# How Facebook Predicts Who You Know, Using Old Yahoo Code

## Figuring out the relationships between users allows Facebook to suggest new friends and content you might otherwise miss–but with over a billion users, it wasn’t easy.

Every computer science student learns the basics of graph theory–a set of mathematical abstractions for modeling networks and the connections within them. But few developers ever work with network data on the scale of Facebook’s social graph, with its more than 1 billion users and hundreds of billions of connections, or edges, between them. So in 2012, when Facebook engineers started thinking in earnest about ways to efficiently process all the network data they’d amassed, they found themselves in uncharted territory.

“As far as I know, there’s been no work to be cited working with graphs as large as a half a trillion or a trillion edges,” says Facebook engineer Avery Ching.

But Facebook still wanted to be able to measure basic statistics about their users’ connections, and efficiently do computations like measuring affinities between users to suggest potential friends, or finding mutual friends of sets of users. To make this possible, they turned to an open source graph theory toolkit called Apache Giraph, derived from code originally donated to the Apache Software Foundation by Yahoo.

Making Giraph work at Facebook’s scale required a bit of engineering, which Facebook documented on a company blog and contributed back to the open source effort, but Giraph’s overall computing model proved to be the ticket to parallelizing huge network graph computations across Facebook’s servers.

“It was really easy for us to use,” Ching says. “The model itself was very expressive–it allowed you to do a lot of different things.”

#### How Giraph Works

Giraph is based on what’s called the bulk synchronous parallel model, a class of parallel computing algorithm developed in the 1980s by researchers led by Harvard computer science professor Leslie Valiant.

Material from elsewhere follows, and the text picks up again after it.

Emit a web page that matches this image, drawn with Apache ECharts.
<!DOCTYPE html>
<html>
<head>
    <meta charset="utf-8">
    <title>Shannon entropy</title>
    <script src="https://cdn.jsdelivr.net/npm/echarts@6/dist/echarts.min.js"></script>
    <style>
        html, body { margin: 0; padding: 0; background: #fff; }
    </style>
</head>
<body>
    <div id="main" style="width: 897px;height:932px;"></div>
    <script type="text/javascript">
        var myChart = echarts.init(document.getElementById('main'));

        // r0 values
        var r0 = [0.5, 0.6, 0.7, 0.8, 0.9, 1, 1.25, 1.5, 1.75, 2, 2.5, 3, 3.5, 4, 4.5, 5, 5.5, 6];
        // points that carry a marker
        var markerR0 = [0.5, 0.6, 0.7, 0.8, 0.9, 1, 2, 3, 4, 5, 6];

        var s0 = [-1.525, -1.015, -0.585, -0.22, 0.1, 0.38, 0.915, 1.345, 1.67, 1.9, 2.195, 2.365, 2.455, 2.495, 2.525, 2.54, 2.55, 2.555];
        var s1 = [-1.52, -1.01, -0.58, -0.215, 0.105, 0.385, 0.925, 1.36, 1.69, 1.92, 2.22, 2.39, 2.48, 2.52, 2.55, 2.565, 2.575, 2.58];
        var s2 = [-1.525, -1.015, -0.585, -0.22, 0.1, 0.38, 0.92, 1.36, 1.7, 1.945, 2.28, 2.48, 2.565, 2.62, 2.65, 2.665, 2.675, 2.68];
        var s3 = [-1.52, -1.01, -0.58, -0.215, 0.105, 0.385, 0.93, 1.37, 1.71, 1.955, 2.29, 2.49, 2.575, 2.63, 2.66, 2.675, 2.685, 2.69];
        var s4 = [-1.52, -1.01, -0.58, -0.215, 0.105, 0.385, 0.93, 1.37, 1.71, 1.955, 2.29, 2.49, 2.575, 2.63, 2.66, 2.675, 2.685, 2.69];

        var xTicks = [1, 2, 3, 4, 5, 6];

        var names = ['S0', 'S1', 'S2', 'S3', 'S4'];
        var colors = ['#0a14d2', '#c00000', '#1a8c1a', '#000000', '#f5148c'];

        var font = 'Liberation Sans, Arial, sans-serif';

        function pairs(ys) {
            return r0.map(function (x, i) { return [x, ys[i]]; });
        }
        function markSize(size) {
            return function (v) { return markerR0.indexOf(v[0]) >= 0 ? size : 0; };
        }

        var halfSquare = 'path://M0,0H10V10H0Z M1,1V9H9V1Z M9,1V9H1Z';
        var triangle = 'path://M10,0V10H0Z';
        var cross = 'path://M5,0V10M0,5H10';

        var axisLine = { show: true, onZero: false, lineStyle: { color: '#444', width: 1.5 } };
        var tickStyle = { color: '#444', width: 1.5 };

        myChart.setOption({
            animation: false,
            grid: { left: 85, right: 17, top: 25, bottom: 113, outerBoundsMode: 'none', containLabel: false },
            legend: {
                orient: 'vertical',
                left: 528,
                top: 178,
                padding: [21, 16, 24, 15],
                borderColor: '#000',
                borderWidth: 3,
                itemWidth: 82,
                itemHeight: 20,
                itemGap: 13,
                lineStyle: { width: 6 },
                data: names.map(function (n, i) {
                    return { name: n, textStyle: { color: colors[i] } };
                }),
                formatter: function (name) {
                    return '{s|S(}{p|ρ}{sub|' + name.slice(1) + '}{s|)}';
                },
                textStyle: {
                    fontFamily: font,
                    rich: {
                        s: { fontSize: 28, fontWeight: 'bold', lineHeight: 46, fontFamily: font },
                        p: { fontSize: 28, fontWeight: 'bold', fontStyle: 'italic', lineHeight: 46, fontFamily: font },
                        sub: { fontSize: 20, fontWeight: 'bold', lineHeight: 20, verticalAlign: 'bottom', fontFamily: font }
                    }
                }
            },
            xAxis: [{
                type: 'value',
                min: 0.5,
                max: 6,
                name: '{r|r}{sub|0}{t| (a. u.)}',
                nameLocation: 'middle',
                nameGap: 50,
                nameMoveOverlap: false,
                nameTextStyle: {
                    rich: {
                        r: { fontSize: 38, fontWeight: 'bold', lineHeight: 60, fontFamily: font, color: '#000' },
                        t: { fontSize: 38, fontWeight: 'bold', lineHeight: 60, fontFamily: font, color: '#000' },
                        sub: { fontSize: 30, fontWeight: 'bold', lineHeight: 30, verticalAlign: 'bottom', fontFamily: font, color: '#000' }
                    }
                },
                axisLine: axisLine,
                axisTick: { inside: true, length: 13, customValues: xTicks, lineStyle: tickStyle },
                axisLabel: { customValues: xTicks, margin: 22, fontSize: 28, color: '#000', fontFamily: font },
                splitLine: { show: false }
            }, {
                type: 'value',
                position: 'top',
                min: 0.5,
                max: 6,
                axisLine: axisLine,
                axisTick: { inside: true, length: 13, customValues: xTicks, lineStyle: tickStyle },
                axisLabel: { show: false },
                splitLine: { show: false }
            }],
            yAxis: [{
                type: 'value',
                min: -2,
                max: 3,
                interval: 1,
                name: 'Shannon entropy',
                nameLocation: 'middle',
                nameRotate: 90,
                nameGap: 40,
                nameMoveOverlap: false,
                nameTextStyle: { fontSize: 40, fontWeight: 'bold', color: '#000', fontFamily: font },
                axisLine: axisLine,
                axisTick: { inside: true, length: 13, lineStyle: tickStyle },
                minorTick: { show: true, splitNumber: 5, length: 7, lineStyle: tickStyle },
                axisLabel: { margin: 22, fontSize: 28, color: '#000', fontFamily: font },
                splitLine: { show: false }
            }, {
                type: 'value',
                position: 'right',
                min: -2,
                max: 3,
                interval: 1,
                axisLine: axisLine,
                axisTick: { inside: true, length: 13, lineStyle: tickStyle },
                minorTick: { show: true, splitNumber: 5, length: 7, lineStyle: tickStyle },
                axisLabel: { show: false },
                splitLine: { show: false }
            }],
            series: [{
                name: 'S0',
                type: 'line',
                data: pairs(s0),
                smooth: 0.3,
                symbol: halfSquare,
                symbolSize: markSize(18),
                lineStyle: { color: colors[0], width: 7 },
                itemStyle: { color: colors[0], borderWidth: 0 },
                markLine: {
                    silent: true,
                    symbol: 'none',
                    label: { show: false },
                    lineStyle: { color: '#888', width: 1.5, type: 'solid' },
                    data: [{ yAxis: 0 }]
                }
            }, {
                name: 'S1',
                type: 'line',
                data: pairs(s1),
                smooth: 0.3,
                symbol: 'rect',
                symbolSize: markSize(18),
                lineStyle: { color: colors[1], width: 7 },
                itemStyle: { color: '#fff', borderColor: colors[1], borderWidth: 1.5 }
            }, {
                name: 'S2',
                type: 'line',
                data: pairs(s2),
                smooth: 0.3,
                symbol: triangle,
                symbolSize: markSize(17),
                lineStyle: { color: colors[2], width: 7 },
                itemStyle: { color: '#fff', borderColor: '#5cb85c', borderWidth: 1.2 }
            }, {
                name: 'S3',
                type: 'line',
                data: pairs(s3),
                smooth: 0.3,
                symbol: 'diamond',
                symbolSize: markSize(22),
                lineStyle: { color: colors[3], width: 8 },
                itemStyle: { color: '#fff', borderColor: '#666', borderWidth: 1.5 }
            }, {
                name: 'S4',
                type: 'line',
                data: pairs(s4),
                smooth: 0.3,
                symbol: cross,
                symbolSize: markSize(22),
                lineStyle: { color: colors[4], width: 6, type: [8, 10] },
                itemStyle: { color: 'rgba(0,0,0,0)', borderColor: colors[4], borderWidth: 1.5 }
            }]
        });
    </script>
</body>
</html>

BSP algorithms take place across multiple computers over a series of steps, and at each step, each computer does a bit of computation and, if it wishes, sends messages about its results to others in the system, which they can incorporate into their computations at the next step.

In Giraph’s case, the individual computations are done as if from the perspective of the individual nodes, or vertices, of a graph. And at the end of each step, each node can choose whether to send a message to its immediate neighbors. Before Giraph, that model had been proposed in a Google paper describing an internal tool called Pregel, and Facebook engineers found it’s an easy way to describe many graph theory problems in a way that makes them possible to parallelize, by having different computers handle simultaneous computation on behalf of different sets of nodes.

“For large-scale graph computation at Facebook prior to Giraph, people were trying to [use] frameworks such as Hive and MapReduce,” says Ching. “You can do it, but it’s just really, really slow–think 50 to 100 times slower than it is today.”

#### Finding The Degrees Between People

As a simple example, Giraph’s manual presents an implementation of the single-source shortest path algorithm, which measures the distance from any particular node to every other node in the network.

Logically, the length of the shortest path to any particular node is the length of the shortest path to one of its neighbors, plus the distance from that neighbor. So, under Giraph’s model, each node begins each step by figuring out the shortest path it knows to itself from the start node, notifying its neighbors if it’s learned of a shorter path since last messaging them. Those messages let each node redo its own computation in the next step and again see if it’s learned of a shorter route; when a step ends without any nodes needing to send revised paths to their neighbors, each node knows the best path from the source.

And Giraph works for more complex problems, too: A Facebook blog post from earlier this month described how Giraph can be used to assign Facebook users’ data to particular database servers. Facebook runs more efficiently when users’ information is stored on the same servers as that of their friends, since it means fewer cross-server lookups for common operations, but maximizing the number of users on the same server as their friends is hard with a billion accounts.

The Giraph approach assigns each node to a particular set, representing one server, and lets it tell its neighbors where it’s located. At each step, it randomly decides whether to move to another set, with the probability of a move proportional to the number of neighbors in that set.

After a few dozens iterations, that algorithm improved handily on simply assigning nodes to sets based on geographic location, according to the post.

“An early adopter within the company was a service in which typical queries involve fetching a considerable amount of data for each of a person’s friends,” according to the blog post.

And Facebook remains committed to improving Giraph and contributing the changes it makes back to the open source project, so that it can be used by others dealing with graph data, although some of the algorithms it runs on top of the platform are only shared internally, Ching says.

Before any of Facebook’s improvements to Giraph itself are deployed internally, the changes are pushed to the Apache project’s open source code repositories, he says.

“We contribute everything we do first to Apache, and then we pull it back through trunk,” he says, referring to the project’s development branch.

“We work with some researchers and other folks outside the community to just advance Giraph generally,” he says. “If people are going to use Apache Giraph, they should use it in the best way possible, which is the version that we’re using.”